De joelhos, presidente da Comissão da Anistia pede perdão a povos indígenas por crimes da ditadura
O pedido tinha sido negado pela composição anterior da comissão, com integrantes indicados pelo governo Bolsonaro (PL)
16:32 | Abr. 02, 2024
A Comissão Nacional de Anistia começou a julgar nesta terça-feira, 2, pedidos de reparação coletiva. Em ato inédito, o grupo aceitou o pedido da comunidade indígena Krenak, originários de Minas Gerais e alvos da perseguição política por parte da ditadura militar. Foi formalizado um pedido de desculpas em nome do Estado brasileiro aos indígenas da etnia. Na sequência, a Comunidade Indígena de Guyraroká também teve seu pedido aceito.
Ao final da análise do caso Krenak, a presidente da Comissão de Anistia, Eneá de Stutz, se ajoelhou e pediu desculpas aos indígenas em nome do Estado brasileiro. Como resultado, houve o encaminhamento para outros órgãos para que o território indígena seja demarcado.
"Peço permissão para me ajoelhar com a sua benção. Em nome do Estado brasileiro, eu quero pedir perdão por todo sofrimento que o seu povo passou. Estou pedindo perdão, não pelo que aconteceu na ditadura, mas estou pedindo perdão pela perseguição que, nos últimos 524 anos, o seu povo e os demais povos indígenas sofreram por conta da invasão", disse.
Os grupos nunca receberam indenização ou compensação. Apenas pedidos individuais eram analisados pela Comissão de Anistia.
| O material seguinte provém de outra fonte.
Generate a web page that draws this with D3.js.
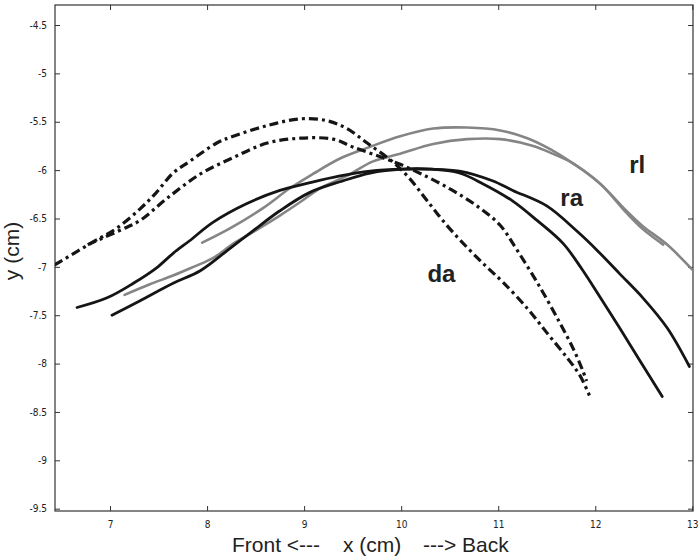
<!DOCTYPE html>
<html lang="en">
<head>
<meta charset="UTF-8">
<script src="https://d3js.org/d3.v7.min.js"></script>
<style>
  body { margin: 0; background: #fff; }
  svg text { font-family: "Liberation Sans", Arial, sans-serif; fill: #222; }
  .tick text { font-family: "DejaVu Sans Condensed", "Liberation Sans Narrow", "Liberation Sans", sans-serif; font-stretch: condensed; font-size: 10px; }
</style>
</head>
<body>
<svg id="graph" width="700" height="558"></svg>
<script>
// x ticks / y ticks (cm)
const xTicks = [7, 8, 9, 10, 11, 12, 13];
const yTicks = [-4.5, -5, -5.5, -6, -6.5, -7, -7.5, -8, -8.5, -9, -9.5];

// dash-dot "da" traces
const da1 = [[6.43,-6.98],[6.83,-6.74],[7.07,-6.60],[7.31,-6.40],[7.47,-6.24],[7.65,-6.03],[7.82,-5.91],[8.10,-5.72],[8.27,-5.65],[8.62,-5.54],[8.96,-5.47],[9.24,-5.49],[9.44,-5.57],[9.65,-5.72],[9.92,-5.92],[10.09,-6.09],[10.27,-6.32],[10.47,-6.57],[10.68,-6.80],[10.88,-7.00],[11.05,-7.16],[11.30,-7.43],[11.50,-7.68],[11.71,-7.94],[11.84,-8.12],[11.94,-8.33]];
const da2 = [[6.77,-6.77],[7.13,-6.61],[7.31,-6.52],[7.59,-6.29],[7.93,-6.04],[8.27,-5.87],[8.62,-5.72],[8.96,-5.67],[9.30,-5.68],[9.50,-5.76],[9.75,-5.85],[9.99,-5.94],[10.27,-6.07],[10.53,-6.21],[10.78,-6.37],[11.02,-6.57],[11.19,-6.82],[11.43,-7.21],[11.63,-7.57],[11.77,-7.84],[11.87,-8.07],[11.91,-8.18]];

// solid black "ra" traces
const ra1 = [[6.66,-7.42],[6.97,-7.32],[7.24,-7.17],[7.48,-7.01],[7.65,-6.86],[7.82,-6.73],[8.06,-6.54],[8.40,-6.35],[8.75,-6.21],[9.06,-6.13],[9.37,-6.06],[9.68,-6.01],[10.02,-5.99],[10.30,-5.99],[10.60,-6.01],[10.94,-6.11],[11.15,-6.21],[11.50,-6.37],[11.81,-6.63],[12.02,-6.83],[12.25,-7.07],[12.49,-7.32],[12.74,-7.63],[12.97,-8.03]];
const ra2 = [[7.02,-7.50],[7.31,-7.35],[7.65,-7.17],[7.93,-7.04],[8.21,-6.83],[8.47,-6.63],[8.75,-6.42],[9.06,-6.23],[9.37,-6.12],[9.68,-6.03],[10.02,-5.99],[10.30,-5.99],[10.60,-6.03],[10.84,-6.14],[11.15,-6.32],[11.40,-6.52],[11.67,-6.76],[11.86,-7.02],[12.06,-7.33],[12.25,-7.63],[12.46,-7.97],[12.69,-8.34]];

// grey "rl" traces
const rl1 = [[7.15,-7.29],[7.41,-7.18],[7.65,-7.09],[7.86,-7.00],[8.06,-6.91],[8.27,-6.76],[8.49,-6.63],[8.75,-6.47],[8.96,-6.33],[9.16,-6.19],[9.44,-6.06],[9.71,-5.91],[9.99,-5.83],[10.33,-5.73],[10.68,-5.68],[11.02,-5.68],[11.36,-5.75],[11.56,-5.83],[11.77,-5.93],[12.05,-6.14],[12.32,-6.42],[12.49,-6.58],[12.74,-6.77],[13.01,-7.04]];
const rl2 = [[7.95,-6.75],[8.24,-6.60],[8.58,-6.39],[8.85,-6.19],[9.09,-6.04],[9.37,-5.88],[9.65,-5.77],[9.99,-5.65],[10.33,-5.57],[10.68,-5.56],[11.02,-5.59],[11.30,-5.67],[11.53,-5.78],[11.77,-5.93],[12.05,-6.14],[12.32,-6.44],[12.49,-6.61],[12.70,-6.77]];

const labels = [["da", 10.27, -7.16], ["ra", 11.64, -6.37], ["rl", 12.35, -6.03]];

function plot() {
  const svg = d3.select("svg");
  const left = 55, right = 693, top = 5, bottom = 511;

  const x = d3.scaleLinear().domain([6.433, 13.007]).range([left, right]);
  const y = d3.scaleLinear().domain([-9.524, -4.293]).range([bottom, top]);

  svg.append("clipPath").attr("id", "clip")
    .append("rect").attr("x", left).attr("y", top)
    .attr("width", right - left).attr("height", bottom - top);

  const fmt = d => String(d);
  const tk = 5;

  // bottom & top
  svg.append("g").attr("transform", `translate(0,${bottom})`)
    .call(d3.axisBottom(x).tickValues(xTicks).tickFormat(fmt).tickSizeInner(-tk).tickSizeOuter(0).tickPadding(10));
  svg.append("g").attr("transform", `translate(0,${top})`)
    .call(d3.axisTop(x).tickValues(xTicks).tickFormat("").tickSizeInner(-tk).tickSizeOuter(0));
  // left & right
  svg.append("g").attr("transform", `translate(${left},0)`)
    .call(d3.axisLeft(y).tickValues(yTicks).tickFormat(fmt).tickSizeInner(-tk).tickSizeOuter(0).tickPadding(8));
  svg.append("g").attr("transform", `translate(${right},0)`)
    .call(d3.axisRight(y).tickValues(yTicks).tickFormat("").tickSizeInner(-tk).tickSizeOuter(0));

  svg.selectAll(".domain").remove();
  svg.selectAll(".tick line").attr("stroke", "#333");

  svg.append("rect").attr("x", left).attr("y", top)
    .attr("width", right - left).attr("height", bottom - top)
    .attr("fill", "none").attr("stroke", "#333").attr("stroke-width", 1.2);

  const line = d3.line().curve(d3.curveCatmullRom.alpha(0.5))
    .x(d => x(d[0])).y(d => y(d[1]));

  const g = svg.append("g").attr("clip-path", "url(#clip)");
  const series = [
    [rl1, "#858585", 2.6, null],
    [rl2, "#858585", 2.6, null],
    [ra1, "#151515", 2.8, null],
    [ra2, "#151515", 2.8, null],
    [da1, "#151515", 3.2, "9,4,3,4"],
    [da2, "#151515", 3.2, "9,4,3,4"]
  ];
  for (const [data, col, w, dash] of series) {
    g.append("path").attr("d", line(data))
      .attr("fill", "none").attr("stroke", col).attr("stroke-width", w)
      .attr("stroke-linecap", dash ? "butt" : "round").attr("stroke-linejoin", "round")
      .attr("stroke-dasharray", dash);
  }

  svg.selectAll(".curve-label").data(labels).enter().append("text")
    .attr("x", d => x(d[1])).attr("y", d => y(d[2]))
    .attr("font-size", 24).attr("font-weight", "bold")
    .text(d => d[0]);

  // axis titles
  const xt = [["Front <---", 232], ["x (cm)", 343], ["---> Back", 423]];
  svg.selectAll(".xt").data(xt).enter().append("text")
    .attr("x", d => d[1]).attr("y", 552).attr("font-size", 21).text(d => d[0]);
  svg.append("text").attr("transform", "translate(19,251) rotate(-90)")
    .attr("text-anchor", "middle").attr("font-size", 21).text("y (cm)");
}
plot();
</script>
</body>
</html>
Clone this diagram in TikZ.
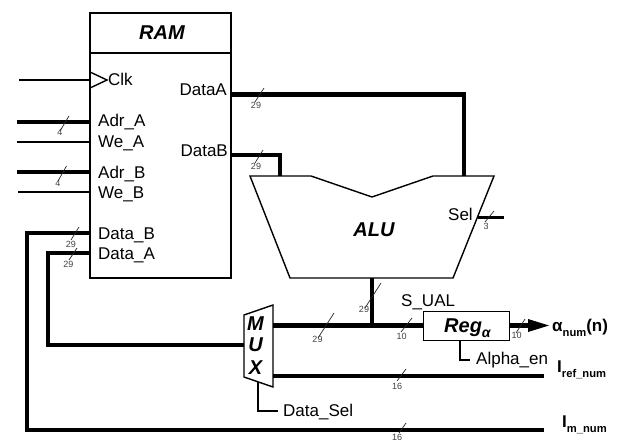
\documentclass[tikz,border=0pt]{standalone}
\usepackage{fontspec}
\setmainfont{Liberation Sans}
\newcommand{\fs}[1]{\fontsize{#1}{#1}\selectfont}
\newcommand{\lowered}[2]{\raisebox{-5pt}{\fs{#1}#2}}
\tikzset{
  x=1pt,y=-1pt,
  thin wire/.style={draw=black,line width=1.3pt},
  bus/.style={draw=black,line width=4.6pt},
  selbus/.style={draw=black,line width=3pt},
  outline/.style={draw=black,line width=1.4pt},
  tick/.style={draw=black!85,line width=0.7pt},
  width label/.style={font=\fs{9},text=black!75,inner sep=0pt},
  pin/.style={font=\fs{17},inner sep=0pt,anchor=base west},
  pinr/.style={font=\fs{17},inner sep=0pt,anchor=base east},
  title/.style={font=\fs{20}\bfseries\itshape,inner sep=0pt},
  sig/.style={font=\fs{17}\bfseries,inner sep=0pt,anchor=base west},
}
\begin{document}
\begin{tikzpicture}
\useasboundingbox (0,0) rectangle (618,441);
% RAM
\node[outline,minimum width=141pt,minimum height=265pt,inner sep=0] (ram) at (160.5,145.5) {};
\draw[outline] (ram.west |- 0,53) -- (ram.east |- 0,53);
\node[title] (ramt) at (162,33) {RAM};
\draw[outline] (90,72) -- (107,80) -- (90,88);
\coordinate (ClkP) at (90,80); \coordinate (ClkS) at (19,80);
\coordinate (AdrAP) at (90,122); \coordinate (AdrAS) at (17,122);
\coordinate (WeAP) at (90,142); \coordinate (WeAS) at (17,142);
\coordinate (AdrBP) at (90,172); \coordinate (AdrBS) at (17,172);
\coordinate (WeBP) at (90,192); \coordinate (WeBS) at (18,192);
\coordinate (DBP) at (90,233); \coordinate (DAP) at (90,253);
\coordinate (OutA) at (231,94.5); \coordinate (OutB) at (231,155);
\node[pin] (clk) at (108,85.5) {Clk};
\node[pin] (adra) at (98,127) {Adr\_A};
\node[pin] (wea) at (98,147) {We\_A};
\node[pin] (adrb) at (98,178) {Adr\_B};
\node[pin] (web) at (98,198) {We\_B};
\node[pin] (datab) at (98,239) {Data\_B};
\node[pin] (dataa) at (98,259) {Data\_A};
\node[pinr] (douta) at (227,96) {DataA};
\node[pinr] (doutb) at (228,157) {DataB};
% ALU
\draw[outline] (250,176) -- (311,176) -- (372,197) -- (433,176) -- (494,176) -- (453,278) -- (290,278) -- cycle;
\coordinate (AluA) at (464,176); \coordinate (AluB) at (280,176); \coordinate (AluO) at (372,278); \coordinate (AluS) at (478,217); \coordinate (SelE) at (504,217);
\node[title] (alut) at (374,230) {ALU};
\node[pin] (selt) at (448,220) {Sel};
% MUX
\draw[outline,fill=white] (244,315) -- (273,305) -- (273,387) -- (244,377) -- cycle;
\node[title] (mm) at (255.5,324) {M};
\node[title] (mu) at (255.5,345) {U};
\node[title] (mx) at (255.5,368) {X};
\coordinate (MuxL) at (244,345); \coordinate (MuxR1) at (273,325.5); \coordinate (MuxR2) at (273,376); \coordinate (MuxB) at (258,382);
% Reg
\node[outline,minimum width=86pt,minimum height=29pt,inner sep=0,anchor=north west] (reg) at (423,311) {};
\node[font=\fs{20}\bfseries\itshape,inner sep=0,anchor=base west] (regt) at (444,332) {Reg\lowered{14}{α}};
\coordinate (RegL) at (423,325.5); \coordinate (RegR) at (509,325.5); \coordinate (RegB) at (460,340);
\coordinate (Join) at (372,325.5);
% wires
\draw[thin wire] (ClkS) -- (ClkP);
\draw[bus] (AdrAS) -- (AdrAP);
\draw[thin wire] (WeAS) -- (WeAP);
\draw[bus] (AdrBS) -- (AdrBP);
\draw[thin wire] (WeBS) -- (WeBP);
\draw[bus,line join=miter] (OutA) -- (AluA |- OutA) -- (AluA);
\draw[bus,line join=miter] (OutB) -- (AluB |- OutB) -- (AluB);
\draw[selbus] (AluS) -- (SelE);
\draw[bus] (AluO) -- (Join);
\draw[bus] (MuxR1) -- (RegL);
\coordinate (ArrowB) at (528,325.5); \coordinate (ArrowT) at (549,325.5);
\draw[bus] (RegR) -- (ArrowB);
\fill[black] (ArrowT) -- (528,319) -- (528,332) -- cycle;
\coordinate (IrefE) at (544,376); \coordinate (ImE) at (544,430);
\draw[bus] (MuxR2) -- (IrefE);
\draw[bus,line join=miter] (DAP) -- (48,253) -- (48,345) -- (MuxL);
\draw[bus,line join=miter] (DBP) -- (27,233) -- (27,430) -- (ImE);
\coordinate (DSE) at (278,411); \coordinate (AEE) at (470,360);
\draw[thin wire] (MuxB) -- (MuxB |- DSE) -- (DSE);
\draw[thin wire] (RegB) -- (RegB |- AEE) -- (AEE);
% labels
\node[pin] (dsel) at (283,416) {Data\_Sel};
\node[pin] (aen) at (476,364) {Alpha\_en};
\node[pin] (sual) at (401,306) {S\_UAL};
\node[sig] (an) at (552,331) {α\lowered{11.2}{num}(n)};
\node[sig] (iref) at (557,372) {I\lowered{11.2}{ref\_num}};
\node[sig] (im) at (562,427) {I\lowered{11.2}{m\_num}};
% width ticks
\foreach \xa/\ya/\xb/\yb/\lx/\ly/\t in {
 69/116/60/131/60/132.5/4, 66.5/166/58/181/58/183/4,
 264/88/255/102/256/105/29, 263/150/255/163/256/166/29,
 79/227/71/240/71/244/29, 77/248/69/260/68.5/264/29,
 494/211/485/222/486/226/3, 381/283/365/308/364/309/29,
 334/313/318/338/317.5/339/29, 412/318/401/332/401.5/336/10,
 525/319/516/333/516.5/335/10, 406/369/397/381/397/386/16,
 406/423/399/433/397/437.3/16}
 {\draw[tick] (\xa,\ya) -- (\xb,\yb);
  \node[width label] at (\lx,\ly) {\t};}
\end{tikzpicture}
\end{document}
Fato que foi mencionado pelo representante do Ministério dos Povos Indígenas, Jecinaldo Sateré, da Assessoria de Participação Social e Diversidade.
"A omissão do Estado brasileiro em responder violações praticadas contra os indígenas, além de configurar uma dívida imensa aos nossos povos, leva boa parte da sociedade a desconhecer o fato que os povos originários também sofreram as consequências das práticas violentas do regime militar. Nossos povos indígenas também foram vítimas das violações desse período", ressaltou.
Os primeiros pedidos de indígenas de reparação de violações de direitos durante a ditadura militar foram julgados em 2014. Na época, 14 indígenas Suruí do Pará (Aikewara) receberam a condição de anistiado político e uma indenização de 120 salários mínimos (R$ 86,8 mil).
"A reparação naquela época não foi coletiva na forma como hoje está na pauta, mas em caráter individual e exigindo um esforço indescritível para comprovar as violações individualmente sofridas por cada membro da comunidade. As indenizações foram concedidas também de forma individual para cada indígena anistiado, desconsiderando o caráter coletivo do modo de vida dos originários", pontuou ainda o assessor.
Ele também explicitou as diversas violências sofridas pela etnia, ressaltando que as violações aconteceram a outros povos indígenas, alvos de forma intencional ou não pelos militares. "O povo Krenak sofreu tortura, prisões, teve indivíduos submetidos a maus tratos, trabalho forçado e deslocamento compulsório de seu território", apontou.
E seguiu: "Sofreram ataques decorrentes da criação da Guarda Rural Indígena. Foram submetidos a instalação do Reformatório Krenak, um presidio para indígenas, e sofreram deslocamento forçado de indígenas para a fazenda Guarani no município de Carmenésia, em Minas Gerais, que também funcionou como centro de detenção arbitrária após a extinção do Reformatório Krenak".
O pedido tinha sido negado pela composição anterior da comissão, com integrantes indicados pelo governo Bolsonaro (PL). O julgamento desta terça se refere aos recursos apresentados após a negativa do caso. "O segundo argumento (para negar) é espantoso, foi dito que, ainda que tivesse competência, a comissão não poderia conceder anistia porque não houve perseguição política, motivação política, a ponto de justificar as perseguições", criticou o advogado Marcelo Uchoa, um dos cearenses que ocupa a posição de conselheiro na comissão.
"O Reformatório Krenak e a Guarda Rural Indígena falam por si. Não precisa ser muito inteligente, basta ver as imagens e os depoimentos que foram ditos aqui", ressaltou. Ele avaliou que, como os pedidos foram rejeitados em datas próximas, mostraria uma "política" da gestão do ex-presidente.
O pedido de membros da Missão Diplomática Chinesa, presos e torturados nos primeiros dias do golpe de 64, também será julgado ainda nesta terça.